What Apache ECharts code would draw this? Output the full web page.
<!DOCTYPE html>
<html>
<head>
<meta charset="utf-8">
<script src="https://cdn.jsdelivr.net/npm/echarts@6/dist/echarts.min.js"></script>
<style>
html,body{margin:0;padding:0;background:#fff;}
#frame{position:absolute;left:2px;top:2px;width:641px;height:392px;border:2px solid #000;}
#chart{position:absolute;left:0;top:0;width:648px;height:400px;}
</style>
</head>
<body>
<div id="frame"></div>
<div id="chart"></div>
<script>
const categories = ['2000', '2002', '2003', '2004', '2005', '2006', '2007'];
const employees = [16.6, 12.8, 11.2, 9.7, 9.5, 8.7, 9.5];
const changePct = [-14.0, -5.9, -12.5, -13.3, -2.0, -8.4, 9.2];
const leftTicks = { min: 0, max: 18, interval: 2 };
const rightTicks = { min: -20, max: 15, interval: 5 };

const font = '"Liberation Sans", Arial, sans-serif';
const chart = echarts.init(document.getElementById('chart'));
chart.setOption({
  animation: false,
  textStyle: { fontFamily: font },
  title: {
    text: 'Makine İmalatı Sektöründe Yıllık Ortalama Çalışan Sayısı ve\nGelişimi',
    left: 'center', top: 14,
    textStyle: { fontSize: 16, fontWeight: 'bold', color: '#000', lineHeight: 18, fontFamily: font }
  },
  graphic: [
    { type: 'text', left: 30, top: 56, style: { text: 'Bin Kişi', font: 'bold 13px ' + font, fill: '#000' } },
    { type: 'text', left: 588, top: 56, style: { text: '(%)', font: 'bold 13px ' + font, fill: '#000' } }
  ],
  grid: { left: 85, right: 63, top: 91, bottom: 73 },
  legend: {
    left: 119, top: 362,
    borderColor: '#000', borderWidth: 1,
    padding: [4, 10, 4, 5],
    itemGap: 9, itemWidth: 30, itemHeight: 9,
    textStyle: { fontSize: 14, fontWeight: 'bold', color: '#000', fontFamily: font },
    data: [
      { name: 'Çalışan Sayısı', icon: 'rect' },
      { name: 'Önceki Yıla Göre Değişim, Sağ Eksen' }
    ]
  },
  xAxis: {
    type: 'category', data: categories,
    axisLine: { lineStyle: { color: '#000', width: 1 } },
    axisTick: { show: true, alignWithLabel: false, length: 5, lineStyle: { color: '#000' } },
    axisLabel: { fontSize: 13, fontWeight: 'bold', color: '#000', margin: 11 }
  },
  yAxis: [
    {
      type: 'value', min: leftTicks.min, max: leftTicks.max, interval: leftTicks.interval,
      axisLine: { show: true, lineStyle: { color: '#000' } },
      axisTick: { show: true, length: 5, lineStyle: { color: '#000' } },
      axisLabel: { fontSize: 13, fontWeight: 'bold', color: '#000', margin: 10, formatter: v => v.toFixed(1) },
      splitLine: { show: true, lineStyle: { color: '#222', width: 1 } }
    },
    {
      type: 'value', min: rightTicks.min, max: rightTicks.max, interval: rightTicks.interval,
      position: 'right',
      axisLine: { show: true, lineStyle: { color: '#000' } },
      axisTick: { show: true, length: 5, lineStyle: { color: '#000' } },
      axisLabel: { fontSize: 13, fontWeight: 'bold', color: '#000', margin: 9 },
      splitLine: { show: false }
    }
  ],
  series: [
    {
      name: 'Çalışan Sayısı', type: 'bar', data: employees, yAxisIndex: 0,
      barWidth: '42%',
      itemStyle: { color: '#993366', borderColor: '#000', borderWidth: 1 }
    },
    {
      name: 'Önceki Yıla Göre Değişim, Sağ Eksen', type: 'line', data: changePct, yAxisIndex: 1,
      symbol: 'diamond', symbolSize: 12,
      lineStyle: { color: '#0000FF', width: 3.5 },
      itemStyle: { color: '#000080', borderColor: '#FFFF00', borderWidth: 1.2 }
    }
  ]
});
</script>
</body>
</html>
---
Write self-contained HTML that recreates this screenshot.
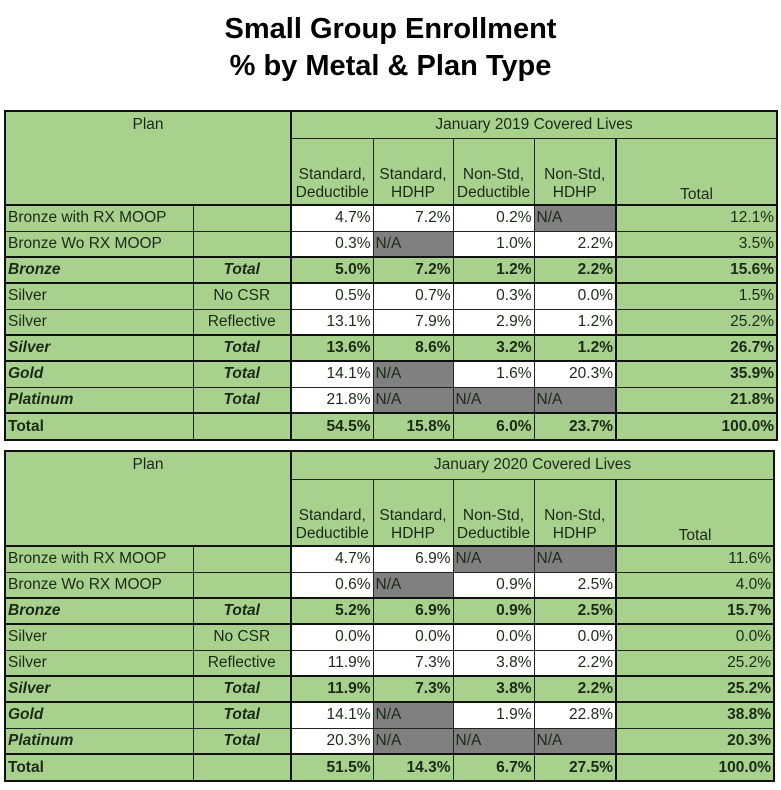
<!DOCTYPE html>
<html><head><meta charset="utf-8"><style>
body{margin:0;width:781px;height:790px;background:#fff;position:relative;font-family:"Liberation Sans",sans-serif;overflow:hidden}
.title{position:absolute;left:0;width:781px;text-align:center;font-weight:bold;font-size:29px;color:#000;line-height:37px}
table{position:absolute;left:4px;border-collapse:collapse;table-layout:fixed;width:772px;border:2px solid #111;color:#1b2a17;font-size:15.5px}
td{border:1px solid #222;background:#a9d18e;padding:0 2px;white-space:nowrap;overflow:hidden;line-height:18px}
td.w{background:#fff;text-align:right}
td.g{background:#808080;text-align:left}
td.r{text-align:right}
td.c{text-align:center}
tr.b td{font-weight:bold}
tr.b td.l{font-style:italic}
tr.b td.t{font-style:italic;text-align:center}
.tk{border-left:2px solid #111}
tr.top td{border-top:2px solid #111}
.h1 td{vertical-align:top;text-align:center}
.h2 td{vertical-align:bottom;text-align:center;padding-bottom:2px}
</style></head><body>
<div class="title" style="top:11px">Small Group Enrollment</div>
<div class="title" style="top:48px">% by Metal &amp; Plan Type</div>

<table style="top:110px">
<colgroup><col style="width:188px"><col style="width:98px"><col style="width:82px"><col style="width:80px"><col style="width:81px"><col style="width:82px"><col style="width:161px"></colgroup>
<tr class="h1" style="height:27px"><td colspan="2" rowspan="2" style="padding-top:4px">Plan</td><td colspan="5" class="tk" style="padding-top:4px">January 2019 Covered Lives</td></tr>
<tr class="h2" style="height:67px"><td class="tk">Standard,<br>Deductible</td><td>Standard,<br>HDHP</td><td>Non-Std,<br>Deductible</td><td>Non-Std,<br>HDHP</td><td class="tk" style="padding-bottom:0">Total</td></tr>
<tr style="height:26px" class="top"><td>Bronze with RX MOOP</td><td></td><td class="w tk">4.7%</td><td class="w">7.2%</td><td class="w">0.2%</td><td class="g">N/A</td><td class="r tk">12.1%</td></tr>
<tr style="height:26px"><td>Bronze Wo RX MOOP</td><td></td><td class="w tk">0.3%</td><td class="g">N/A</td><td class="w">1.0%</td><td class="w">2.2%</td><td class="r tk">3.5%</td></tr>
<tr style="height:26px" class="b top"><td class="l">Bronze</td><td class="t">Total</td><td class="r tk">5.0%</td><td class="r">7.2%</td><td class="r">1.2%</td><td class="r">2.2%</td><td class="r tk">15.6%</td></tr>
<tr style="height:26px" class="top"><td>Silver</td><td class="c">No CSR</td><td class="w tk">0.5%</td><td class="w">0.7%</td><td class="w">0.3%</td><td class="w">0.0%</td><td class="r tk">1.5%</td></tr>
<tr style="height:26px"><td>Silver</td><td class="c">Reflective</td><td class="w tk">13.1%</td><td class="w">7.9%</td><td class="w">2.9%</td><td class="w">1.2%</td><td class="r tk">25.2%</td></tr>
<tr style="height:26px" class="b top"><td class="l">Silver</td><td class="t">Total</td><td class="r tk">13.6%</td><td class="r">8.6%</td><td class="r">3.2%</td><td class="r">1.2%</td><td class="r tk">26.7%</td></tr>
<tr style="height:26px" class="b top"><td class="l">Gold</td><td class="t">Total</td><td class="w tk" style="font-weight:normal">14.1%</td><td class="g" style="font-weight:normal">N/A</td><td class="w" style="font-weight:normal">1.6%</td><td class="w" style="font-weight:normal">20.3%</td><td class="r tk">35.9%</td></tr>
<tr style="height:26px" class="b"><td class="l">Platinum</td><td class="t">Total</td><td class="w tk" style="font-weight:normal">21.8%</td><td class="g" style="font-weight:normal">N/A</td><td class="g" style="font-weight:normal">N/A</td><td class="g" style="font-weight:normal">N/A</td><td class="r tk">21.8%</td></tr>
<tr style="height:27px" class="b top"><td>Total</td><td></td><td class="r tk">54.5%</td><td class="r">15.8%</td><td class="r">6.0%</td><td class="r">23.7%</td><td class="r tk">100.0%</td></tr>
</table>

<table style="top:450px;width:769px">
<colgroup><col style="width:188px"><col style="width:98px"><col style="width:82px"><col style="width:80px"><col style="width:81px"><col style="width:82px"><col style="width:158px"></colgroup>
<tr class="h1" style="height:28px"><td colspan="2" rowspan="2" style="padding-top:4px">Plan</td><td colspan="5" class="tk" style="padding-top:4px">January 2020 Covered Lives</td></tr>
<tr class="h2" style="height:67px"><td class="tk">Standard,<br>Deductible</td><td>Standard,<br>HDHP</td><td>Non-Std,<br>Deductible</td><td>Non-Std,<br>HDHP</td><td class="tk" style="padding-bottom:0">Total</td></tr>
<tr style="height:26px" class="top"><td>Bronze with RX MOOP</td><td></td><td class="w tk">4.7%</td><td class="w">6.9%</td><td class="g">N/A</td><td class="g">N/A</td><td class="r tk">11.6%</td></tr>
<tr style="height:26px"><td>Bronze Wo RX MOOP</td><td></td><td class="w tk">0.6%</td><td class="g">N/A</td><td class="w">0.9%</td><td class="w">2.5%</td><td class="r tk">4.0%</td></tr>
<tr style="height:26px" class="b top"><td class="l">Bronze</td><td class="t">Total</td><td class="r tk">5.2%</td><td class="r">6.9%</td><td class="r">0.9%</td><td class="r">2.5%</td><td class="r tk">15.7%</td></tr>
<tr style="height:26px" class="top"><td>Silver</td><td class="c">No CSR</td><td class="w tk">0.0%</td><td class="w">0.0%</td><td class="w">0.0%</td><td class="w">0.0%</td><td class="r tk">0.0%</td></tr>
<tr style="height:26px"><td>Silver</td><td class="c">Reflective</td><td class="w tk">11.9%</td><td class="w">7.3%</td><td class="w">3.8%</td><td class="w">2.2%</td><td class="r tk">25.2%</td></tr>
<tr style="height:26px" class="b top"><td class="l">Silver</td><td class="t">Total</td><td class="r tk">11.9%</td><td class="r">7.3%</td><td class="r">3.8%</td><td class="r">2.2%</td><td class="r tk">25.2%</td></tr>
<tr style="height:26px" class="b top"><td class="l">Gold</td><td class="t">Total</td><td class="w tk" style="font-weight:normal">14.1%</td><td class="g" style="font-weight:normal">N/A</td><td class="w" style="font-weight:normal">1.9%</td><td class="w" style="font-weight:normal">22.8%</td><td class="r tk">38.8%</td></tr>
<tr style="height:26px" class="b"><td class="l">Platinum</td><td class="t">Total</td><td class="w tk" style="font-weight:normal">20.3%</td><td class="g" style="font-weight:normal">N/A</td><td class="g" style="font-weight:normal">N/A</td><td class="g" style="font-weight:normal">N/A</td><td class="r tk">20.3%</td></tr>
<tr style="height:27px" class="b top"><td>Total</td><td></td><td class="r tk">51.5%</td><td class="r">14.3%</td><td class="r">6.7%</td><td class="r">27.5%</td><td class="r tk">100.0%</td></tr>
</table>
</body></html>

* [GIVEN TASK]:
Of the entries listed above, reproduce only the lines starting at the line containing "What Apache ECharts" and ending at the line containing "15, interval: 5". Include both, exactly as they stand.

* [WRITTEN RESPONSE]:
What Apache ECharts code would draw this? Output the full web page.
<!DOCTYPE html>
<html>
<head>
<meta charset="utf-8">
<script src="https://cdn.jsdelivr.net/npm/echarts@6/dist/echarts.min.js"></script>
<style>
html,body{margin:0;padding:0;background:#fff;}
#frame{position:absolute;left:2px;top:2px;width:641px;height:392px;border:2px solid #000;}
#chart{position:absolute;left:0;top:0;width:648px;height:400px;}
</style>
</head>
<body>
<div id="frame"></div>
<div id="chart"></div>
<script>
const categories = ['2000', '2002', '2003', '2004', '2005', '2006', '2007'];
const employees = [16.6, 12.8, 11.2, 9.7, 9.5, 8.7, 9.5];
const changePct = [-14.0, -5.9, -12.5, -13.3, -2.0, -8.4, 9.2];
const leftTicks = { min: 0, max: 18, interval: 2 };
const rightTicks = { min: -20, max: 15, interval: 5 };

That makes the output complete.